Returning to Ebola, several studies conclude that the different outbreaks over the last decades have one thing in common: deforestation. The forest in Guinea, where the last outbreak originated, has been reduced to one fifth of its original surface. The invasion of jungles and forests by man favors the contact with zoonotic viruses (such as Ebola) that survive in animal reservoirs but can “jump” to human hosts. Deforestation has also been linked to a surge in malaria, most likely due to the replacement of indigenous species of Anopheles species by other species with increased transmission efficacy. For example, in Trinidad, deforestation followed by the plantation of bromeliads, whose flowers accumulate water, led to the proliferation of Anopheles bellator and an increase in malaria prevalence. In West Africa, deforestation and irrigation have led to a rise in malaria transmitted by Anopheles gambiae in villages close to the forest.    

This map gives an idea of the terrifying rate of forest loss over the last 15 years:

3. Urbanization

A century ago, only 20% of the world population lived in cities (5% in less developed countries). As the following map shows, urban growth has dramatically increased in the last 40 years.  

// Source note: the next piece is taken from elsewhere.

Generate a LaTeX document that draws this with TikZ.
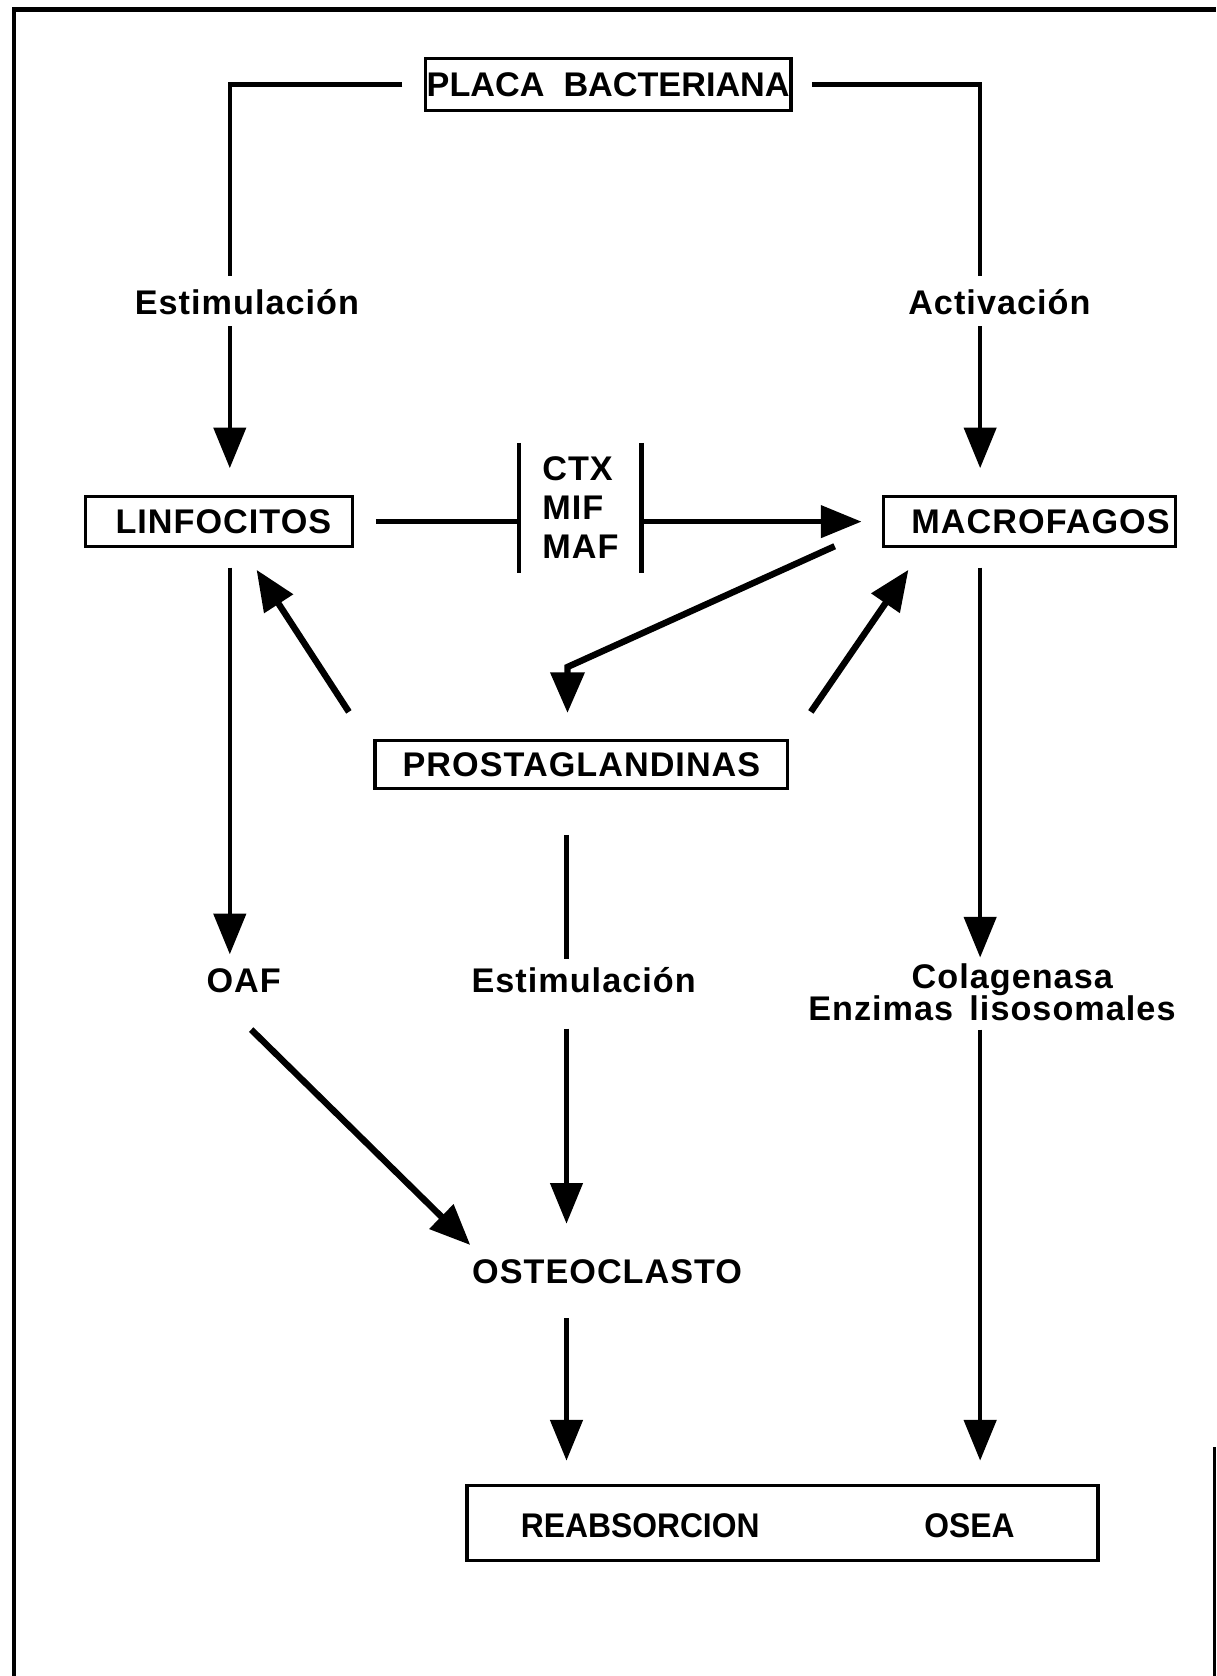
\documentclass[tikz,border=0pt]{standalone}
\usepackage{fontspec}
\setmainfont{Liberation Sans}[LetterSpace=3]
\newfontfamily\tightsf{Liberation Sans}
\newfontfamily\narrowsf{Liberation Sans}[FakeStretch=0.93]
\usetikzlibrary{arrows.meta,calc}
\tikzset{
  box/.style={draw, line width=0.3mm, inner sep=0pt, text height=2.3mm, text depth=0pt},
  lbl/.style={inner sep=0pt, text height=2.3mm, text depth=0pt},
  line/.style={line width=0.4mm},
  arr/.style={line width=0.4mm, -{Triangle[length=3.8mm,width=3mm]}},
  thickarr/.style={line width=0.6mm, -{Triangle[length=3.8mm,width=3.1mm]}},
}

\begin{document}
\begin{tikzpicture}[x=0.01cm, y=-0.01cm, font=\bfseries\fontsize{9.1}{10.4}\selectfont]
        \useasboundingbox (0,0) rectangle (1138,1568);
        % frame
        \draw[line width=0.4mm] (13,1568) -- (13,9) -- (1138,9);
        \draw[line width=0.3mm] (1136,1354) -- (1136,1568);

        % boxes
        \node[box, minimum width=3.42cm, minimum height=0.48cm] (placa) at (569,79) {\tightsf PLACA\ \ BACTERIANA};
        \node[box, minimum width=2.5cm, minimum height=0.47cm] (linf) at (205,488) {\hspace{0.8mm}LINFOCITOS};
        \node[box, minimum width=2.73cm, minimum height=0.47cm] (macro) at (963,488) {\hspace{2.1mm}MACROFAGOS};
        \node[box, minimum width=3.86cm, minimum height=0.45cm] (prosta) at (544,715) {PROSTAGLANDINAS};
        \node[box, minimum width=5.9cm, minimum height=0.7cm] (reabs) at (732,1425) {};
        \node[lbl] (reab) at (599,1427) {\narrowsf REABSORCION};
        \node[lbl] (osea) at (907,1427) {\narrowsf OSEA};

        % labels
        \node[lbl] (estl) at (231,283) {Estimulación};
        \node[lbl] (activ) at (935,283) {Activación};
        \node[align=left, inner sep=0pt, minimum width=1.13cm, minimum height=1.2cm] (cyt) at (543,475) {CTX\\MIF\\MAF};
        \node[lbl] (oaf) at (228,917) {OAF};
        \node[lbl] (estc) at (546,917) {Estimulación};
        \node[lbl] (colag) at (947,913) {Colagenasa};
        \node[lbl] (enzim) at (928,943) {Enzimas\ \,lisosomales};
        \node[lbl] (osteo) at (568,1189) {OSTEOCLASTO};

        \coordinate (lcol) at (215,0);
        \coordinate (rcol) at (917,0);
        \coordinate (ccol) at (530,0);

        % from the plaque
        \draw[line, shorten <=2mm, shorten >=1.3mm] (placa.west) -| (estl.north -| lcol);
        \draw[arr, shorten <=1mm, shorten >=2.5mm] (estl.south -| lcol) -- (linf.north -| lcol);
        \draw[line, shorten <=1.8mm, shorten >=1.3mm] (placa.east) -| (activ.north -| rcol);
        \draw[arr, shorten <=1mm, shorten >=2.5mm] (activ.south -| rcol) -- (macro.north -| rcol);

        % cytokines
        \draw[line, shorten <=2mm] (linf.east) -- (linf.east -| cyt.west);
        \draw[arr, shorten >=1.9mm] (cyt.east |- macro.west) -- (macro.west);
        \draw[line] (cyt.north west) -- (cyt.south west);
        \draw[line] (cyt.north east) -- (cyt.south east);

        % prostaglandins loop
        \draw[thickarr] ($(macro.south west)+(-44,-2)$) -- ++(-250,113) -- ++(0,43);
        \draw[thickarr] ($(prosta.north west)+(-23,-25)$) -- ($(linf.south)+(35,20)$);
        \draw[thickarr] ($(prosta.north east)+(20,-25)$) -- ($(macro.south west)+(25,20)$);

        % left column
        \draw[arr, shorten <=1.8mm, shorten >=1.2mm] (linf.south -| lcol) -- (oaf.north -| lcol);
        \draw[thickarr] ($(oaf.south)+(7,34)$) -- ($(osteo.north west)+(-1,-12)$);

        % centre column
        \draw[line, shorten <=4.2mm, shorten >=0.8mm] (prosta.south -| ccol) -- (estc.north -| ccol);
        \draw[arr, shorten <=3.3mm, shorten >=3.2mm] (estc.south -| ccol) -- (osteo.north -| ccol);
        \draw[arr, shorten <=3.2mm, shorten >=2.2mm] (osteo.south -| ccol) -- (reabs.north -| ccol);

        % right column
        \draw[arr, shorten <=1.8mm, shorten >=0.5mm] (macro.south -| rcol) -- (colag.north -| rcol);
        \draw[arr, shorten <=0.8mm, shorten >=2.2mm] (enzim.south -| rcol) -- (reabs.north -| rcol);
\end{tikzpicture}
\end{document}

Fuente: http://www.nature.com/articles/sdata201634

Currently, 4 billion people live in urban centres, with one out of three people living in slums. These megacities are incubators for new epidemics. To start with, they are much more efficient in propagating deadly diseases such as Ebola, since infected people can in turn infect many others in close proximity before dying. In addition, poor housing conditions favor the proliferation of diseases vectors such as rats and insects. An example is the kissing bug that transmits Chagas disease and that is on the rise in periurban areas of Latin America, or the Aedes aegypti mosquito that has adapted perfectly to live with and feed on humans and breed in cities (more than 75% of the population in the Americas lives in urban zones infested with the mosquito).   

4. Climate Change

Before the identification of infectious agents, humans had already understood that climate conditions affect infectious diseases: the Romans, for example, moved to their villas in the hills during the summer to avoid getting malaria.  

There is evidence that the risk of malaria epidemics increases five-fold in the year following an El Niño event

The rise in global average temperatures over the last decades (see the map) will forcefully have an impact on the prevalence and distribution of diseases and their vectors. The impact of climate is particularly true for disease transmitted by mosquitoes, since they cannot survive in low temperatures. There is evidence that the risk of malaria epidemics increases five-fold in the year following an El Niño event, and some models predict that an increase in 2-3º C will lead to several hundred million additional persons living in risk of malaria (climate-wise). However, predicting the long-term impact of climate change on the incidence of insect-borne diseases remains challenging.     

What is more foreseeable is the short-term effect of climate change on water-borne diseases. Torrential rains result in the contamination of water supplies, while higher temperatures promote the proliferation of pathogens such as Vibrio cholerae, the bacterium that causes cholera.   

5. The Zika virus example

The current Zika virus epidemic in the Americas is a perfect example of a virus that spread thanks to the widespread distribution of its vector, Aedes aegypti, and that provoked a large-scale epidemic among a population with no previous immunity against it. The result of this “journey”, which is shown in the map below, is the following: a relatively irrelevant and harmless virus has caused an epidemic of huge socioeconomic impact that falls disproportionately on the most vulnerable populations (pregnant women) and the poorest countries of the region.    

The solutions to the health problems (...) must be addressed through an interdisciplinary and international approach

To say that health is global not only means that pathogens initially confined to remote areas can now spread with unprecedented speed and pose a global threat. It also implies that the solutions to the health problems that currently affect us no longer depend on actions by individual countries, but must be addressed through an interdisciplinary and international approach.